Vancouver — Drilling efforts at the Aguila copper-molybdenum prospect in Ancash, Peru, are starting to define a sizable zone for owner Duran Ventures (DRV-V, DUVNF-O).
Long intercepts have become the norm at Aguila, where Duran has been drilling since mid-2007. The latest long intercept came from hole 13, which returned 578.4 metres grading 0.427% copper and 0.046% molybdenum from surface. The top 146 metres comprised diorite porphyry with an average grade of 0.93% copper and 0.043% moly; the drill then entered mixed diorite and quartzite-siltstone with slightly lower grades.
Hole 13 was collared 50 metres southwest of hole 8, which previously returned 0.626% copper and 0.049% molybdenum over 522.3 metres. On the other side of hole 8 — 125 metres northeast — Duran just completed drilling hole 14, for which results are not yet available. The core showed 75 metres of mineralized sedimentary host rock followed by more than 300 metres of altered and mineralized diorite porphyry and intrusive breccia.
Closer to the south side of the zone, hole 12 also hit a long interval of mineralized rock. From surface to 281 metres depth, the drill cut diorite porphyry grading 0.62% copper and 0.026% moly; the next 286 metres comprised quartzite and siltstone grading 0.11% copper and 0.034% moly. Together, the intervals averaged 0.36% copper and 0.03% molybdenum over 564 metres.
And hole 11, collared 100 metres to the northeast, returned 0.42% copper and 0.029% molybdenum over 604 metres, from surface.
Work at Aguila is currently focused on what’s called the Aguila Pit zone, where a pit remains from a copper mine that operated for a few years in the 1970s. Duran has identified a second target a few hundred metres to the northeast, called the Aguila East porphyry complex.
Aguila is one of two major targets on the adjacent El Halcon and Pasacancha concessions. The other is Pasacancha, a historic silver mine where Duran has hit silver-lead-zinc grades in preliminary drilling.

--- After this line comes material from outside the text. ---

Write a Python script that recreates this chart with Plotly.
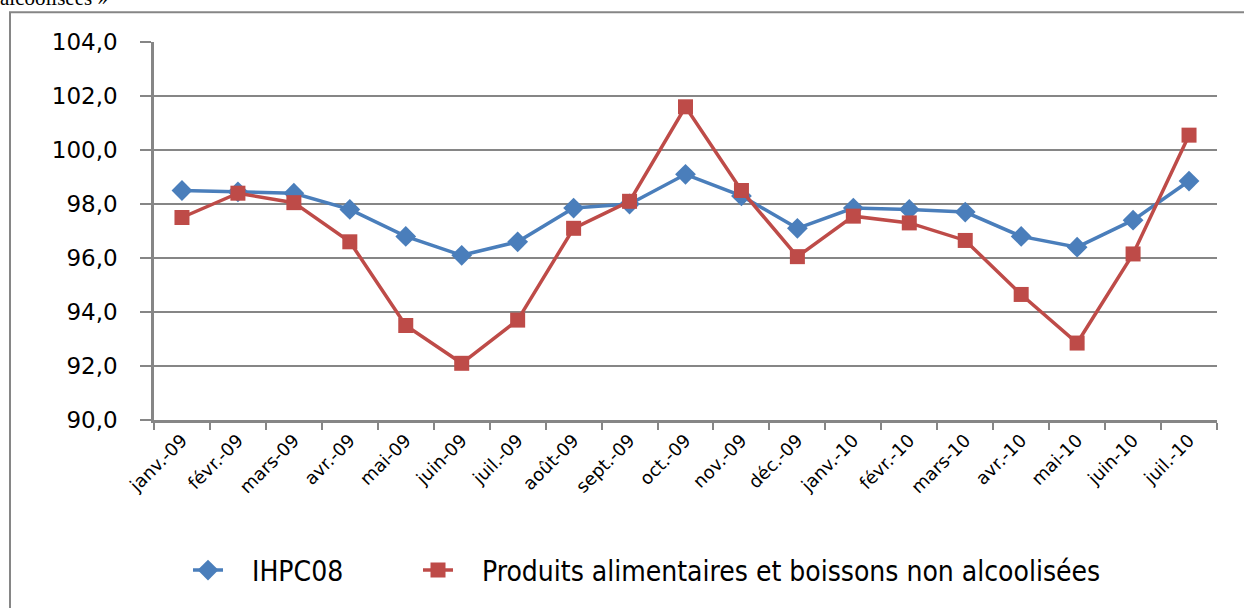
import plotly.graph_objects as go

months = ["janv.-09", "févr.-09", "mars-09", "avr.-09", "mai-09", "juin-09", "juil.-09",
          "août-09", "sept.-09", "oct.-09", "nov.-09", "déc.-09", "janv.-10", "févr.-10",
          "mars-10", "avr.-10", "mai-10", "juin-10", "juil.-10"]

ihpc08 = [98.5, 98.45, 98.4, 97.8, 96.8, 96.1, 96.6, 97.85, 98.0, 99.1, 98.3, 97.1,
          97.85, 97.8, 97.7, 96.8, 96.4, 97.4, 98.85]

alim = [97.5, 98.4, 98.05, 96.6, 93.5, 92.1, 93.7, 97.1, 98.1, 101.6, 98.5, 96.05,
        97.55, 97.3, 96.65, 94.65, 92.85, 96.15, 100.55]

y_ticks = [90, 92, 94, 96, 98, 100, 102, 104]

BLUE = "#4A7EBB"
RED = "#BE4B48"
GREY = "#868686"
PAD = "\u00a0\u00a0\u00a0"

fig = go.Figure()
fig.add_trace(go.Scatter(
    x=months, y=ihpc08, name=PAD + "IHPC08", mode="lines+markers",
    line=dict(color=BLUE, width=3.5),
    marker=dict(symbol="diamond", size=16, color=BLUE),
    legend="legend",
))
fig.add_trace(go.Scatter(
    x=months, y=alim, name=PAD + "Produits alimentaires et boissons non alcoolisées",
    mode="lines+markers",
    line=dict(color=RED, width=3.5),
    marker=dict(symbol="square", size=15, color=RED),
    legend="legend2",
))

L, R, T, B = 154, 27, 42, 184
W, H = 1244, 608
pw, ph = W - L - R, H - T - B

def px(xp):
    return (xp - L) / pw

def py(yp):
    return (H - B - yp) / ph

legend_font = dict(family="DejaVu Sans Condensed", size=28, color="black")

fig.update_layout(
    width=W, height=H,
    margin=dict(l=L, r=R, t=T, b=B, pad=0),
    paper_bgcolor="white", plot_bgcolor="white",
    separators=", ",
    showlegend=True,
    legend=dict(orientation="h", x=px(188), xanchor="left", y=py(576), yanchor="middle",
                font=legend_font, bgcolor="rgba(0,0,0,0)"),
    legend2=dict(orientation="h", x=px(418), xanchor="left", y=py(576), yanchor="middle",
                 font=legend_font, bgcolor="rgba(0,0,0,0)"),
    font=dict(family="DejaVu Sans", color="black"),
    shapes=[dict(type="rect", xref="paper", yref="paper",
                 x0=px(10), x1=px(1270), y0=py(640), y1=py(12),
                 line=dict(color=GREY, width=2), fillcolor="rgba(0,0,0,0)", layer="below")],
    annotations=[dict(text="alcoolisées »", xref="paper", yref="paper",
                      x=px(-2), y=py(12), xanchor="left", yanchor="bottom",
                      showarrow=False, font=dict(family="Liberation Serif", size=21, color="black"))],
)

fig.update_xaxes(
    type="category", tickson="boundaries", ticks="outside", ticklen=7, tickwidth=2,
    tickcolor=GREY, showline=True, linecolor=GREY, linewidth=2.5, showgrid=False,
    tickangle=-45, tickfont=dict(family="DejaVu Sans", size=18, color="black"),
    range=[-0.5, len(months) - 0.5], mirror=False,
)
fig.update_yaxes(
    range=[90, 104], tickvals=y_ticks, tickformat=".1f", ticks="outside", ticklen=11,
    tickwidth=2, tickcolor=GREY, showline=True, linecolor=GREY, linewidth=2.5,
    showgrid=True, gridcolor=GREY, gridwidth=2, zeroline=False,
    tickfont=dict(family="DejaVu Sans", size=23, color="black"), ticklabelstandoff=18,
)

fig.write_html("out.html", config={"displayModeBar": False},
               post_script="document.body.style.margin='0';document.body.style.overflow='hidden';")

Until recently, the Aguila project was a 50-50 joint venture between Duran and MacMillan Gold, but in early December the two companies merged. Duran issued 31 million shares to MacMillan shareholders; the new Duran has 59 million shares outstanding. As a result of the merger, Duran now holds the Peru properties outright and will no longer have to pay a 5% net smelter return royalty on future production from those sites.
Duran had over $2 million in working capital at the end of October. News of the latest drill intercept, hole 13, lifted the junior’s share price 2¢ to 17¢. The company has a 52-week trading range of 15¢-$1.57.